The rock world has its fair share of Italian-Americans, even though many have changed their family names, like Nikki Sixx (born Frank Carlton Serafino Feranna, Jr.) of Motley Crue, Jon Bon Jovi (born John Francis Bongiovi, Jr.) and Bon Jovi bandmate Richie Sambora, and Steven Tyler (born Steven Victor Tallarico) and Aerosmith bandmate Joe Perry (born Anthony Joseph Perry).

Gwen Stefani, of No Doubt, is an Italian-American, and so are Madonna (born Madonna Ciccone) and her most famous admirer, Lady Gaga (born Stefani Germanotta).


The sports world is packed with high-achieving Italian-American stars, from the quotable baseball Hall of Famer Yogi Berra to tennis star Jennifer Capriati.

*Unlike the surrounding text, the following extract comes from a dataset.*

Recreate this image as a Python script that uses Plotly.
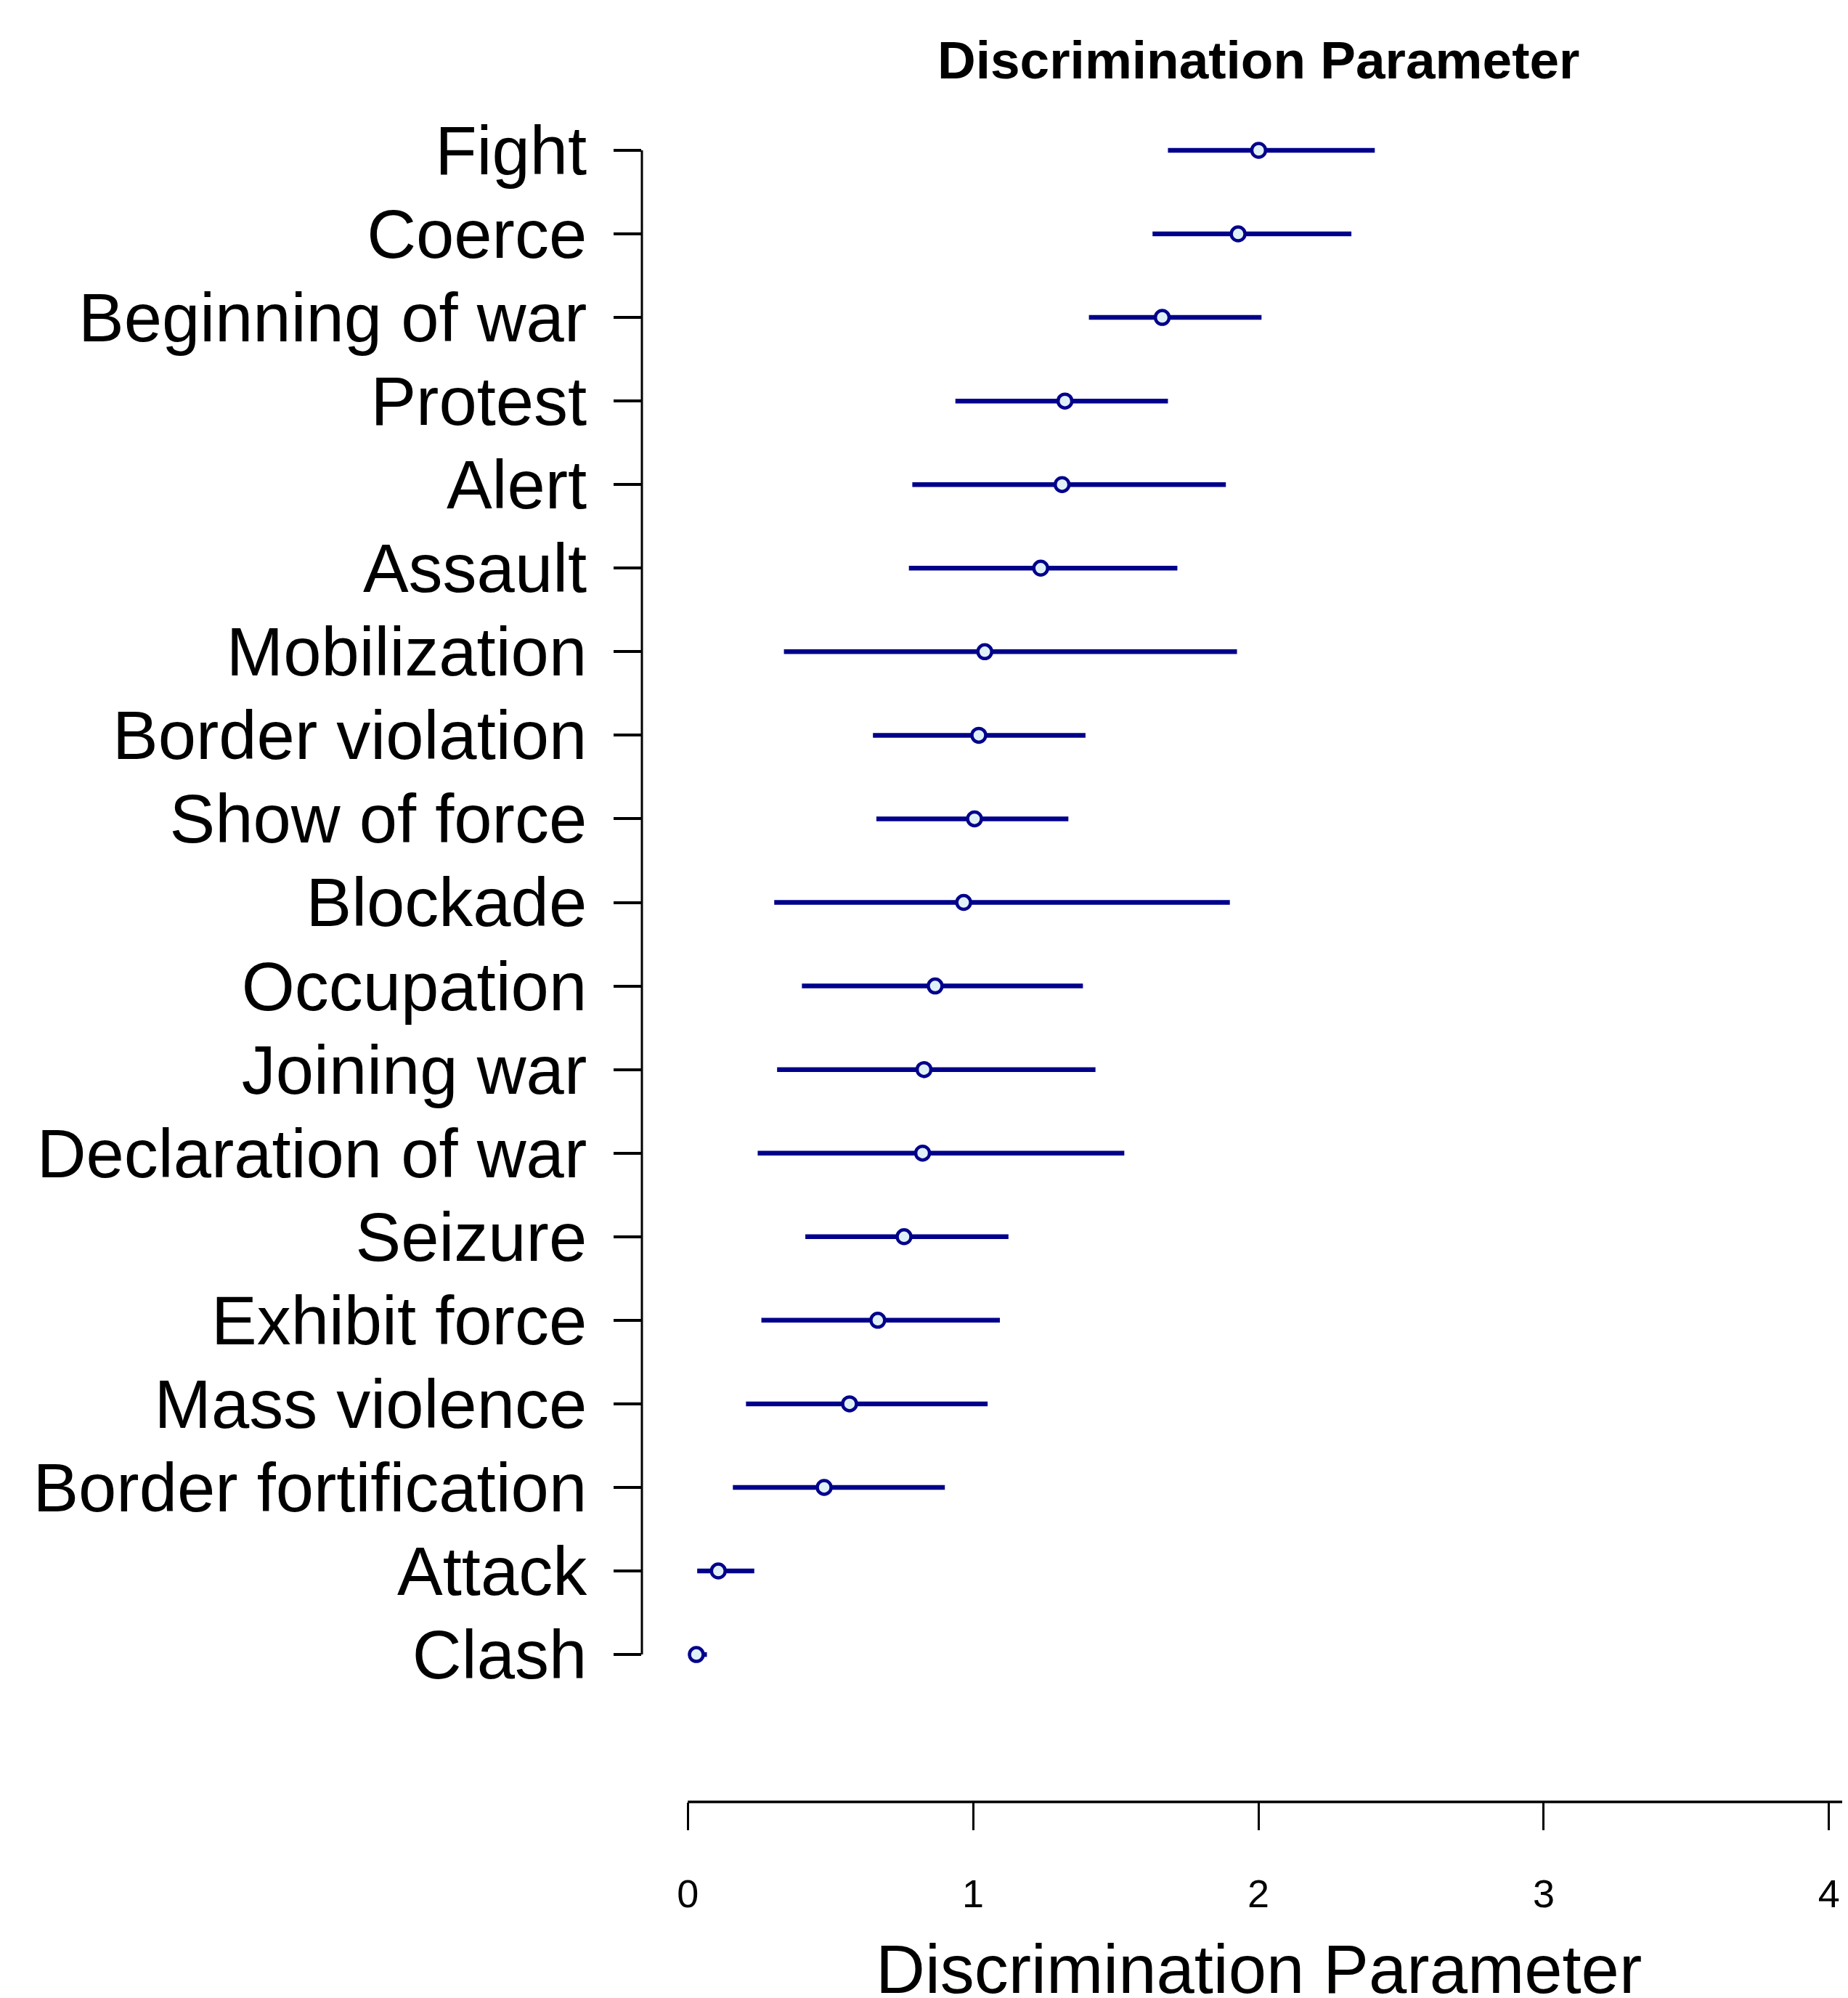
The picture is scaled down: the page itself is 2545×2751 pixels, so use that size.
import plotly.graph_objects as go

# ---- data ----
labels = ["Fight", "Coerce", "Beginning of war", "Protest", "Alert", "Assault",
          "Mobilization", "Border violation", "Show of force", "Blockade",
          "Occupation", "Joining war", "Declaration of war", "Seizure",
          "Exhibit force", "Mass violence", "Border fortification", "Attack", "Clash"]
estimate = [2.001, 1.929, 1.663, 1.322, 1.312, 1.237, 1.041, 1.020, 1.005, 0.967,
            0.867, 0.828, 0.823, 0.758, 0.666, 0.567, 0.478, 0.107, 0.030]
lower = [1.683, 1.629, 1.406, 0.938, 0.787, 0.775, 0.337, 0.649, 0.661, 0.303,
         0.400, 0.313, 0.245, 0.412, 0.258, 0.204, 0.158, 0.033, 0.010]
upper = [2.408, 2.326, 2.011, 1.683, 1.886, 1.716, 1.925, 1.394, 1.334, 1.900,
         1.385, 1.429, 1.530, 1.124, 1.094, 1.051, 0.901, 0.233, 0.067]
x_ticks = [0, 1, 2, 3, 4]
x_tick_labels = ["0", "1", "2", "3", "4"]
title_text = "Discrimination Parameter"
xlab_text = "Discrimination Parameter"

# ---- styling / layout ----
# page body has an 8px margin, so the figure is drawn 8px smaller
W, H = 2537, 2743
FONT = "Liberation Sans, Arial, Helvetica, sans-serif"
LINE_COL = "#00008B"
FILL_COL = "#E0F0F7"

n = len(labels)
ypos = list(range(n))

# whiskers as one trace with gaps
xs, ys = [], []
for i in range(n):
    xs += [lower[i], upper[i], None]
    ys += [ypos[i], ypos[i], None]

fig = go.Figure()
fig.add_trace(go.Scatter(x=xs, y=ys, mode="lines",
                         line=dict(color=LINE_COL, width=6.5),
                         hoverinfo="skip", showlegend=False))
fig.add_trace(go.Scatter(x=estimate, y=ypos, mode="markers",
                         marker=dict(symbol="circle", size=19, color=FILL_COL,
                                     line=dict(color=LINE_COL, width=4.5)),
                         text=labels, showlegend=False))

# pixel geometry (figure coordinates)
plot_left = 876
plot_top = 92
plot_bottom = 2473
x0_px, unit_px = 939.2, 392.9
row0_px, row_step = 199.0, 115.06

x_min = (plot_left - x0_px) / unit_px
x_max = (W - x0_px) / unit_px
y_top = 0 - (row0_px - plot_top) / row_step
y_bot = (n - 1) + (plot_bottom - (row0_px + (n - 1) * row_step)) / row_step

fig.update_layout(
    width=W, height=H,
    margin=dict(l=plot_left, r=0, t=plot_top, b=H - plot_bottom, pad=0),
    paper_bgcolor="white", plot_bgcolor="white",
    font=dict(family=FONT, color="black"),
    xaxis=dict(range=[x_min, x_max], showgrid=False, zeroline=False,
               showline=False, tickmode="array", tickvals=x_ticks,
               ticktext=x_tick_labels, ticks="outside", ticklen=38,
               tickwidth=3, tickcolor="black",
               tickfont=dict(size=54, family=FONT, color="black"),
               ticklabelstandoff=41),
    yaxis=dict(range=[y_bot, y_top], showgrid=False, zeroline=False,
               showline=False, tickmode="array", tickvals=ypos,
               ticktext=labels, ticks="outside", ticklen=38,
               tickwidth=3.5, tickcolor="black",
               tickfont=dict(size=94, family=FONT, color="black"),
               ticklabelstandoff=18),
)

# axis lines (R style: y line spans first..last tick; x line from first tick on)
fig.add_shape(type="line", xref="paper", yref="y", x0=0, x1=0,
              y0=ypos[0], y1=ypos[-1], line=dict(color="black", width=3))
fig.add_shape(type="line", xref="x", yref="paper", x0=x_ticks[0], x1=x_max,
              y0=0, y1=0, line=dict(color="black", width=3.5))

mid = (x_ticks[0] + x_ticks[-1]) / 2
fig.add_annotation(text="<b>" + title_text + "</b>", xref="x", yref="paper",
                   x=mid, y=1, yanchor="middle", yshift=17.5, showarrow=False,
                   font=dict(size=73, family=FONT, color="black"))
fig.add_annotation(text=xlab_text, xref="x", yref="paper",
                   x=mid, y=0, yanchor="middle", yshift=-230,
                   showarrow=False,
                   font=dict(size=94, family=FONT, color="black"))

fig.write_html("out.html")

Some of the greatest athletes in their sports can trace their family roots to Italy, including Yankees Hall of Famer Joe DiMaggio, football legends Vince Lombardi and Joe Montana, golf champion Phil Mickelson, heavyweight boxing champion Rocky Marciano, and racecar driver Mario Andretti and his racing family.

Connecticut is also very familiar with two Italian-American sports figures: former UConn basketball star and current WNBA player Diana Taurasi, and UConn women’s basketball coach Geno Auriemma.


Italian-Americans have served in major roles in all levels of government. Most of us know former New York City mayor Rudy Giuliani, but don’t forget U.S. Rep. Nancy Pelosi (D-Calif.), the former Speaker of the House, or U.S. Rep. Sonny Bono (R-Calif.), the late pop singer of Sonny & Cher fame.

Here in Connecticut, Italian-American political figures include U.S. Rep. Rosa L. DeLauro (D-3rd District), New Haven Mayor John DeStefano, Jr., former lieutenant governor Michael Fedele, and Ella T. Grasso, the first woman elected governor of Connecticut.

The highest court in the country also includes two prominent Italian-Americans: Supreme Court Justices Antonin Scalia and Samuel Alito.

And one not-so-Italian…

His iconic film role as mafia patriarch Vito Corleone - “The Godfather” himself - may be inextricably linked with many people’s concepts of what it means to be Italian-American, but actor Marlon Brando was not Italian. Brando’s family is actually of German, Dutch, Irish and English ancestry.